**Stated problem**
From the first line of the data below through the line holding "70.7, 79.8, 96.8];", output each line exactly and leave the pictures out.

# START OF Data section

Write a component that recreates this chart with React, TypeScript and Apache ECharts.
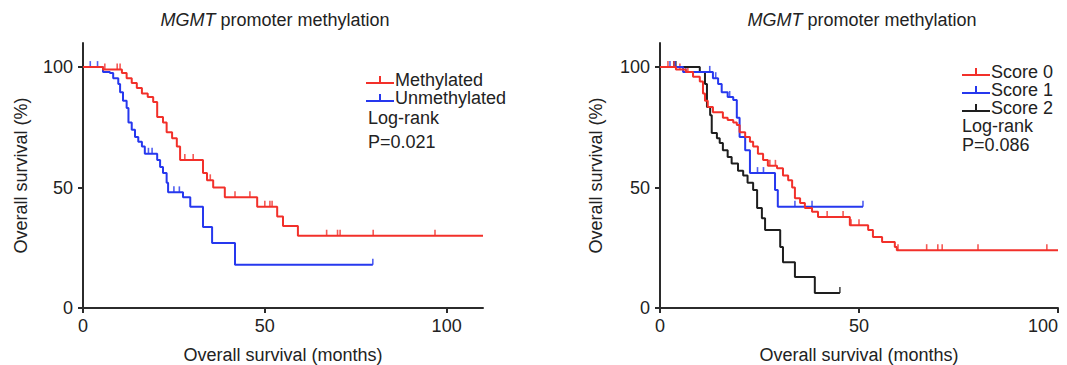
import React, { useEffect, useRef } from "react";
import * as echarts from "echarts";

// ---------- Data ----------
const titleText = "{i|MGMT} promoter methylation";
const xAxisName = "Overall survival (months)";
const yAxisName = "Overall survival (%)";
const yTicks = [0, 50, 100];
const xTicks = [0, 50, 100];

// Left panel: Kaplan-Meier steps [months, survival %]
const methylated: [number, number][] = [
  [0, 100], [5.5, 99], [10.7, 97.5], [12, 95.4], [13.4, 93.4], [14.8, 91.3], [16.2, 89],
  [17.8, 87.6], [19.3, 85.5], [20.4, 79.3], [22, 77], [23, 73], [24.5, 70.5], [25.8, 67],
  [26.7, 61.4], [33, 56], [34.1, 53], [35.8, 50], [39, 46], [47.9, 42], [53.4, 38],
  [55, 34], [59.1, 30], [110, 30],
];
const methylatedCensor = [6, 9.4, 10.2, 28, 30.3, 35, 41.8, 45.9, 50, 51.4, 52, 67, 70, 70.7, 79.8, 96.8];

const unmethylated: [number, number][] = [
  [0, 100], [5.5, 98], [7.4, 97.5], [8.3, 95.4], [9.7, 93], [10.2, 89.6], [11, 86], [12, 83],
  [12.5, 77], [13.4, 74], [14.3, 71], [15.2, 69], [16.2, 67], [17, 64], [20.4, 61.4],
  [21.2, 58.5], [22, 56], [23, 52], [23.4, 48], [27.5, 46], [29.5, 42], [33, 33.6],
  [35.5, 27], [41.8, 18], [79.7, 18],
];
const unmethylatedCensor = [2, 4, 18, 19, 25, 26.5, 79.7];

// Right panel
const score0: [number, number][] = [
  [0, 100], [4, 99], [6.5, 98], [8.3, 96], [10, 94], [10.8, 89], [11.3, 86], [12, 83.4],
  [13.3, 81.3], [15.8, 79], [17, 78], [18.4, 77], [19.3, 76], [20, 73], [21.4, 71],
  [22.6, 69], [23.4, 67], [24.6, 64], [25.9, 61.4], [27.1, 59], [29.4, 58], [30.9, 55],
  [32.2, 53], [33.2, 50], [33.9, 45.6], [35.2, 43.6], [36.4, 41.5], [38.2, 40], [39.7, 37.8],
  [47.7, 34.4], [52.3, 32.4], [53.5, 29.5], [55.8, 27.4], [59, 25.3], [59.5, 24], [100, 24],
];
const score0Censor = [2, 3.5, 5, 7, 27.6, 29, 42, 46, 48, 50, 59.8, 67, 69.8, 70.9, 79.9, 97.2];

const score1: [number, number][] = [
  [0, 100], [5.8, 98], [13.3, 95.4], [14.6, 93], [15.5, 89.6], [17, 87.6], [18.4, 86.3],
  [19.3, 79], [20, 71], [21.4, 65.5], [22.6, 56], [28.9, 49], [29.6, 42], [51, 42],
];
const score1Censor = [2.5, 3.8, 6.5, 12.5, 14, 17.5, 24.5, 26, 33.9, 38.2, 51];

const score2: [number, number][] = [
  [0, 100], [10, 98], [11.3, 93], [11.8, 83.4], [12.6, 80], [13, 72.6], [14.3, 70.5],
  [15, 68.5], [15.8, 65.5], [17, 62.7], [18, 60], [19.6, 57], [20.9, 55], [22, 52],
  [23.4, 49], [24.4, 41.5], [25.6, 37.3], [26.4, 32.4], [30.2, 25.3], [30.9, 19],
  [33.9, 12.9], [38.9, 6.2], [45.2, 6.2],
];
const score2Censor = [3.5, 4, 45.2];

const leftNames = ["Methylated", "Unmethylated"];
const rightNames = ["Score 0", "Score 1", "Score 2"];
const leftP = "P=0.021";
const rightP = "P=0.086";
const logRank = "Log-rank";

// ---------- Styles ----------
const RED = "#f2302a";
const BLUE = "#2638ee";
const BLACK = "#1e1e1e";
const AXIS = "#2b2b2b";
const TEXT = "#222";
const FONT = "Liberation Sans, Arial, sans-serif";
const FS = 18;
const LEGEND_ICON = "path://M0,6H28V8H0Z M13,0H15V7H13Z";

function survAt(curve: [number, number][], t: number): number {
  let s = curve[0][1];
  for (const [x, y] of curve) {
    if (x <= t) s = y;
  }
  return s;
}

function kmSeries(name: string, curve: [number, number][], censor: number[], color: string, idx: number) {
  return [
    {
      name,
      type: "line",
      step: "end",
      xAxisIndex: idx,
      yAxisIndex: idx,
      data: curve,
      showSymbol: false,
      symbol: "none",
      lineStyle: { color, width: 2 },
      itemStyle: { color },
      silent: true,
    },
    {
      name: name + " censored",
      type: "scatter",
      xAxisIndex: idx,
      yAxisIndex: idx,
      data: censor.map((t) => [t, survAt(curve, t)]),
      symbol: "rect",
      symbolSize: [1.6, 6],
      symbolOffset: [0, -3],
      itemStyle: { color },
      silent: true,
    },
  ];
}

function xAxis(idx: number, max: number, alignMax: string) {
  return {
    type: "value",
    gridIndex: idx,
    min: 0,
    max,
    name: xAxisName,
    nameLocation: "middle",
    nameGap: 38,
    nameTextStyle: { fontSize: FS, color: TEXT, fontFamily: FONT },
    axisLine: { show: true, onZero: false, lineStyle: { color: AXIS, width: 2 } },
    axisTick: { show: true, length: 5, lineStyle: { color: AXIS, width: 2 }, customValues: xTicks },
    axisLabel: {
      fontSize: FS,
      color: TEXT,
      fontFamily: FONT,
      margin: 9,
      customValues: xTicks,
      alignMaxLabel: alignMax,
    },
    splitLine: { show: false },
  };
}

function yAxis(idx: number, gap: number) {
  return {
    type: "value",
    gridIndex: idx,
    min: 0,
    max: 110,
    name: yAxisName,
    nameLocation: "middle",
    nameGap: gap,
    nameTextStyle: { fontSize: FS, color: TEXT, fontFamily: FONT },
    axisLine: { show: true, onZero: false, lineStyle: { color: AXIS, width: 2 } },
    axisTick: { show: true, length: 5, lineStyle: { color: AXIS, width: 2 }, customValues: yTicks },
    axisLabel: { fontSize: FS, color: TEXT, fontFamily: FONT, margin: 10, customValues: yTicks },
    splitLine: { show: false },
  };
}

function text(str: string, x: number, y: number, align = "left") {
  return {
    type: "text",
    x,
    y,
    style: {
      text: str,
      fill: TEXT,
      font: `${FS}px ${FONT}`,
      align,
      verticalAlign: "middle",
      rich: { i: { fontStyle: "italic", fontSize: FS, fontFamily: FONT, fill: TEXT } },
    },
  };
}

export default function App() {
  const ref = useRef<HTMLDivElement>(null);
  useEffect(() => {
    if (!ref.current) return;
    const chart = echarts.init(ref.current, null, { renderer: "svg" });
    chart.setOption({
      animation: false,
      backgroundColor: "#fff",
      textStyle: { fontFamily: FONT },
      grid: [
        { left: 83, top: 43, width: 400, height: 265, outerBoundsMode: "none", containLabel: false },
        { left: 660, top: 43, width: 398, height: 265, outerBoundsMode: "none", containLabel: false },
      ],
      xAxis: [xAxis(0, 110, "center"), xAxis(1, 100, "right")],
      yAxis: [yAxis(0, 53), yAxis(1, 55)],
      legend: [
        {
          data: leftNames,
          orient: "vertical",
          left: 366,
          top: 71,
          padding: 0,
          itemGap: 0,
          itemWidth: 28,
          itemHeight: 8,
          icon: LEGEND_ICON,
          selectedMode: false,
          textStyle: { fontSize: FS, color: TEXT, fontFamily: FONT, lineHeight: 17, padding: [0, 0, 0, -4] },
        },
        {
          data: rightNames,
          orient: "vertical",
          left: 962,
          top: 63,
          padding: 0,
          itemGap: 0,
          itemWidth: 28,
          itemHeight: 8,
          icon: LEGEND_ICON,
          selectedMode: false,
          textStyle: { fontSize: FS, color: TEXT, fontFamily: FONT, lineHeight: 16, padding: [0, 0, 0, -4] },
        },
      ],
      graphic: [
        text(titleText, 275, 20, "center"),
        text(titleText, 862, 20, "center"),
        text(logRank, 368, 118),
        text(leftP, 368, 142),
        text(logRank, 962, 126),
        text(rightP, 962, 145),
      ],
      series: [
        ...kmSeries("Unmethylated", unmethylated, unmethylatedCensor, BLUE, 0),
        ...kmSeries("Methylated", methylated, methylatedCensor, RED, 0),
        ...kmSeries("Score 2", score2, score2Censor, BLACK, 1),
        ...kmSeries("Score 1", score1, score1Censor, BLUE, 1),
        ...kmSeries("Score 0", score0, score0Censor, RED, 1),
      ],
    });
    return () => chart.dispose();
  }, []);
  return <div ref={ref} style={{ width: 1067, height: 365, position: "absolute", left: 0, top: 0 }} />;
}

# END OF Data section

**Answer to the exercise**
Write a component that recreates this chart with React, TypeScript and Apache ECharts.
import React, { useEffect, useRef } from "react";
import * as echarts from "echarts";

// ---------- Data ----------
const titleText = "{i|MGMT} promoter methylation";
const xAxisName = "Overall survival (months)";
const yAxisName = "Overall survival (%)";
const yTicks = [0, 50, 100];
const xTicks = [0, 50, 100];

// Left panel: Kaplan-Meier steps [months, survival %]
const methylated: [number, number][] = [
  [0, 100], [5.5, 99], [10.7, 97.5], [12, 95.4], [13.4, 93.4], [14.8, 91.3], [16.2, 89],
  [17.8, 87.6], [19.3, 85.5], [20.4, 79.3], [22, 77], [23, 73], [24.5, 70.5], [25.8, 67],
  [26.7, 61.4], [33, 56], [34.1, 53], [35.8, 50], [39, 46], [47.9, 42], [53.4, 38],
  [55, 34], [59.1, 30], [110, 30],
];
const methylatedCensor = [6, 9.4, 10.2, 28, 30.3, 35, 41.8, 45.9, 50, 51.4, 52, 67, 70, 70.7, 79.8, 96.8];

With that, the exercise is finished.